| DATASET CONTENT |
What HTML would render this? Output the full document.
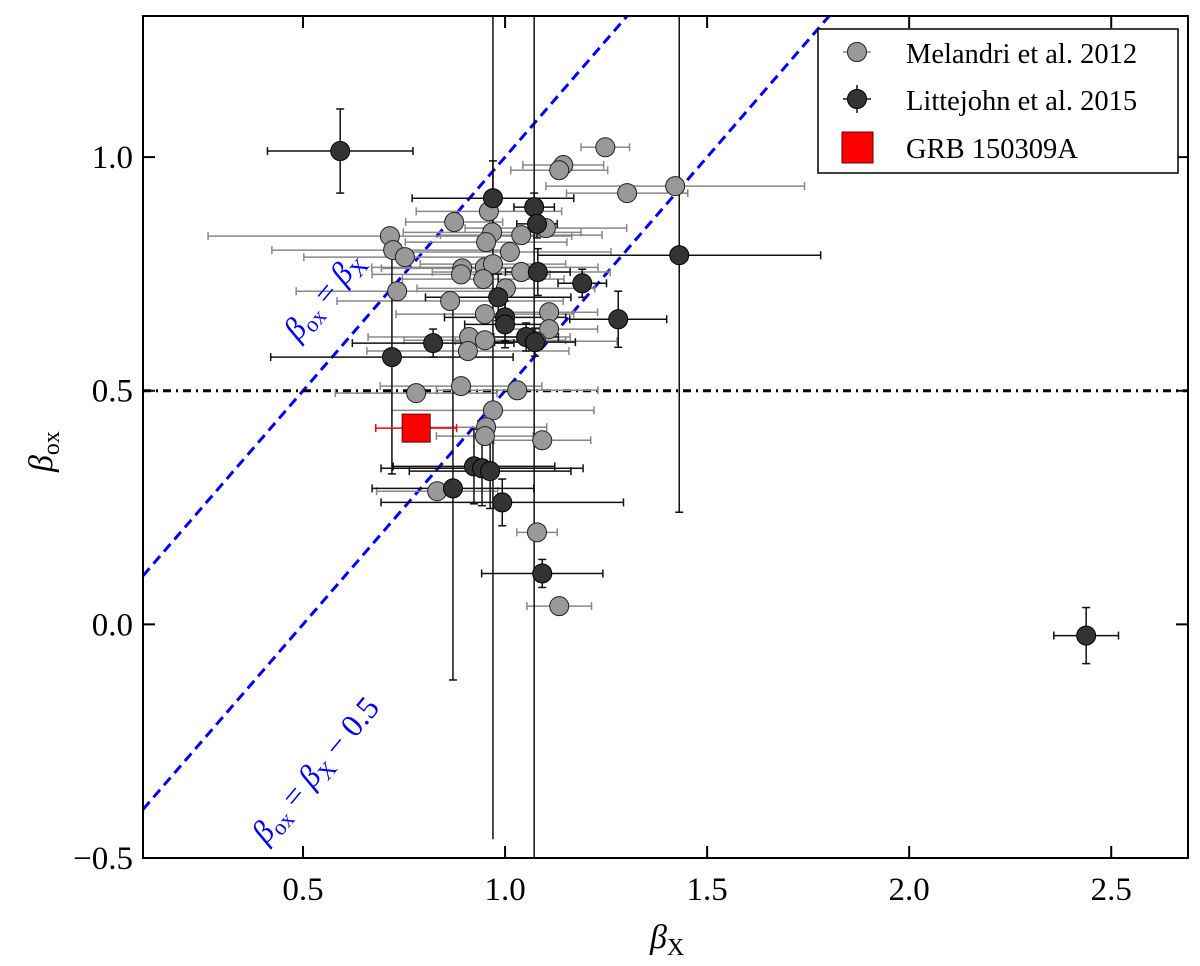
<!DOCTYPE html>
<html><head><meta charset="utf-8"><style>
body{margin:0;background:#fff}
svg{display:block;font-family:"Liberation Serif",serif}
</style></head><body>
<svg id="chart" width="1200" height="966"></svg>
<script>
const melX=[1.248,1.144,1.134,1.302,1.421,0.874,0.960,0.968,1.101,1.012,0.953,0.715,0.723,0.752,0.894,0.891,0.950,0.970,0.946,1.002,1.040,1.040,0.733,0.864,0.950,1.109,1.109,0.911,0.950,0.908,1.077,1.030,0.891,0.780,0.970,0.953,0.950,1.092,0.832,1.079,1.134];
const melY=[1.021,0.983,0.972,0.923,0.938,0.861,0.884,0.839,0.848,0.797,0.818,0.831,0.801,0.786,0.762,0.749,0.764,0.771,0.739,0.719,0.754,0.833,0.713,0.692,0.664,0.668,0.632,0.615,0.608,0.585,0.606,0.501,0.510,0.495,0.458,0.422,0.403,0.394,0.285,0.197,0.039];
const melXerr=[0.06,0.1,0.12,0.15,0.32,0.12,0.18,0.22,0.2,0.25,0.2,0.45,0.3,0.25,0.2,0.22,0.28,0.18,0.2,0.22,0.22,0.2,0.25,0.28,0.22,0.12,0.12,0.25,0.2,0.25,0.2,0.2,0.2,0.2,0.25,0.15,0.12,0.12,0.15,0.05,0.08];
const litX=[0.592,0.970,1.072,1.079,1.081,1.191,1.431,0.983,1.000,1.000,1.052,1.074,1.280,0.822,0.720,0.923,0.943,0.963,0.871,0.993,1.092,2.438];
const litY=[1.013,0.912,0.893,0.857,0.754,0.730,0.790,0.700,0.657,0.642,0.615,0.604,0.653,0.602,0.572,0.338,0.334,0.328,0.291,0.261,0.109,-0.024];
const litXerr=[0.18,0.2,0.05,0.05,0.08,0.06,0.35,0.18,0.15,0.1,0.08,0.1,0.12,0.2,0.3,0.2,0.25,0.2,0.2,0.3,0.15,0.08];
const litYlo=[0.09,0.08,0.03,0.03,0.05,0.03,0.55,0.05,0.05,0.05,0.03,0.03,0.06,0.03,0.25,0.08,0.08,0.08,0.41,0.05,0.03,0.06];
const litYhi=[0.09,0.08,0.03,0.03,0.05,0.03,0.6,0.05,0.05,0.05,0.03,0.03,0.06,0.03,0.25,0.08,0.08,0.08,0.4,0.05,0.03,0.06];
const grbX=[0.78],grbY=[0.42],grbXerr=[0.1];
const bigVX=[0.970,1.072],bigVLo=[-0.46,-0.5],bigVHi=[1.35,1.35];
const xTicks=[0.5,1.0,1.5,2.0,2.5],yTicks=[-0.5,0.0,0.5,1.0];
const xMin=0.104,xMax=2.69,yMin=-0.5,yMax=1.302;
const L=143,R=1188,T=16,B=858;
const sx=v=>L+(v-xMin)/(xMax-xMin)*(R-L);
const sy=v=>B-(v-yMin)/(yMax-yMin)*(B-T);
const svg=document.getElementById('chart');const NS='http://www.w3.org/2000/svg';
function mk(t,a,p){const e=document.createElementNS(NS,t);for(const k in a)e.setAttribute(k,a[k]);(p||svg).appendChild(e);return e;}
function beta(el,sub,size,extra){const b=mk('tspan',{'font-style':'italic'},el);b.textContent='β';
 const s=mk('tspan',{'font-size':size*0.7,dy:size*0.2},el);s.textContent=sub;
 if(extra){const x=mk('tspan',{dy:-size*0.2},el);x.textContent=extra;}}
const clip=mk('clipPath',{id:'c'});mk('rect',{x:L,y:T,width:R-L,height:B-T},clip);
const g=mk('g',{'clip-path':'url(#c)'});
let e;
e=mk('line',{x1:sx(xMin),y1:sy(xMin),x2:sx(1.4),y2:sy(1.4),stroke:'#00f','stroke-width':3,'stroke-dasharray':'10,6'},g);

e=mk('line',{x1:sx(xMin),y1:sy(xMin-0.5),x2:sx(1.9),y2:sy(1.4),stroke:'#00f','stroke-width':3,'stroke-dasharray':'10,6'},g);

e=mk('line',{x1:L,y1:sy(0.5),x2:R,y2:sy(0.5),stroke:'#000','stroke-width':3,'stroke-dasharray':'8,5,2,5'},g);

function xbar(x,y,er,c,w){mk('line',{x1:sx(x-er),y1:sy(y),x2:sx(x+er),y2:sy(y),stroke:c,'stroke-width':w},g);
 [x-er,x+er].forEach(v=>mk('line',{x1:sx(v),y1:sy(y)-4,x2:sx(v),y2:sy(y)+4,stroke:c,'stroke-width':w},g));}
melX.forEach((x,i)=>xbar(x,melY[i],melXerr[i],'#888',1.5));
bigVX.forEach((x,i)=>mk('line',{x1:sx(x),y1:sy(bigVLo[i]),x2:sx(x),y2:sy(bigVHi[i]),stroke:'#111','stroke-width':1.5},g));
litX.forEach((x,i)=>{xbar(x,litY[i],litXerr[i],'#111',1.5);
 mk('line',{x1:sx(x),y1:sy(litY[i]-litYlo[i]),x2:sx(x),y2:sy(litY[i]+litYhi[i]),stroke:'#111','stroke-width':1.5},g);
 [litY[i]-litYlo[i],litY[i]+litYhi[i]].forEach(v=>mk('line',{x1:sx(x)-4,y1:sy(v),x2:sx(x)+4,y2:sy(v),stroke:'#111','stroke-width':1.5},g));});
melX.forEach((x,i)=>{const c=mk('circle',{cx:sx(x),cy:sy(melY[i]),r:9.5,fill:'#999',stroke:'#222','stroke-width':1},g);
});
litX.forEach((x,i)=>{const c=mk('circle',{cx:sx(x),cy:sy(litY[i]),r:9.5,fill:'#333',stroke:'#000','stroke-width':1},g);
});
grbX.forEach((x,i)=>{xbar(x,grbY[i],grbXerr[i],'#f00',1.5);
const r=mk('rect',{x:sx(x)-14,y:sy(grbY[i])-14,width:28,height:28,fill:'#f00',stroke:'#600','stroke-width':1},g);
});
// line labels
e=mk('text',{x:0,y:0,fill:'#00f','font-size':32,transform:`translate(298,342) rotate(-50)`});
beta(e,'ox',32,' = ');beta(e,'X',32);

e=mk('text',{x:0,y:0,fill:'#00f','font-size':32,transform:`translate(266,845) rotate(-50)`});
beta(e,'ox',32,' = ');beta(e,'X',32,' − 0.5');

// frame & ticks
e=mk('rect',{x:L,y:T,width:R-L,height:B-T,fill:'none',stroke:'#000','stroke-width':2});

xTicks.forEach(v=>{mk('line',{x1:sx(v),y1:B,x2:sx(v),y2:B-12,stroke:'#000','stroke-width':2});mk('line',{x1:sx(v),y1:T,x2:sx(v),y2:T+12,stroke:'#000','stroke-width':2});
const t=mk('text',{x:sx(v),y:B+42,'text-anchor':'middle','font-size':33});t.textContent=v.toFixed(1);
});
yTicks.forEach(v=>{mk('line',{x1:L,y1:sy(v),x2:L+12,y2:sy(v),stroke:'#000','stroke-width':2});mk('line',{x1:R,y1:sy(v),x2:R-12,y2:sy(v),stroke:'#000','stroke-width':2});
const t=mk('text',{x:L-10,y:sy(v)+11,'text-anchor':'end','font-size':33});t.textContent=(v<0?'−':'')+Math.abs(v).toFixed(1);
});
e=mk('text',{x:650,y:948,'font-size':34});beta(e,'X',34);

e=mk('text',{x:0,y:0,'font-size':34,transform:'translate(52,472) rotate(-90)'});beta(e,'ox',34);

// legend
const lg=mk('g',{});
mk('rect',{x:818,y:29,width:360,height:144,fill:'#fff',stroke:'#000','stroke-width':1.5},lg);
mk('line',{x1:843,y1:52,x2:871,y2:52,stroke:'#888','stroke-width':1.5},lg);
mk('circle',{cx:857,cy:52,r:9.5,fill:'#999',stroke:'#222'},lg);
mk('line',{x1:843,y1:99,x2:871,y2:99,stroke:'#111','stroke-width':1.5},lg);
mk('line',{x1:857,y1:85,x2:857,y2:113,stroke:'#111','stroke-width':1.5},lg);
mk('circle',{cx:857,cy:99,r:9.5,fill:'#333',stroke:'#000'},lg);
mk('rect',{x:842,y:132,width:31,height:31,fill:'#f00',stroke:'#600'},lg);
[['Melandri et al. 2012',63],['Littejohn et al. 2015',110],['GRB 150309A',158]].forEach(([s,y])=>{const t=mk('text',{x:906,y:y,'font-size':28.5},lg);t.textContent=s;
});
</script>
</body></html>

| WHAT YOU ARE ASKED TO DO |
Gather and return every line that holds the string "document".

| EXERCISE SOLUTION |
What HTML would render this? Output the full document.
const svg=document.getElementById('chart');const NS='http://www.w3.org/2000/svg';
function mk(t,a,p){const e=document.createElementNS(NS,t);for(const k in a)e.setAttribute(k,a[k]);(p||svg).appendChild(e);return e;}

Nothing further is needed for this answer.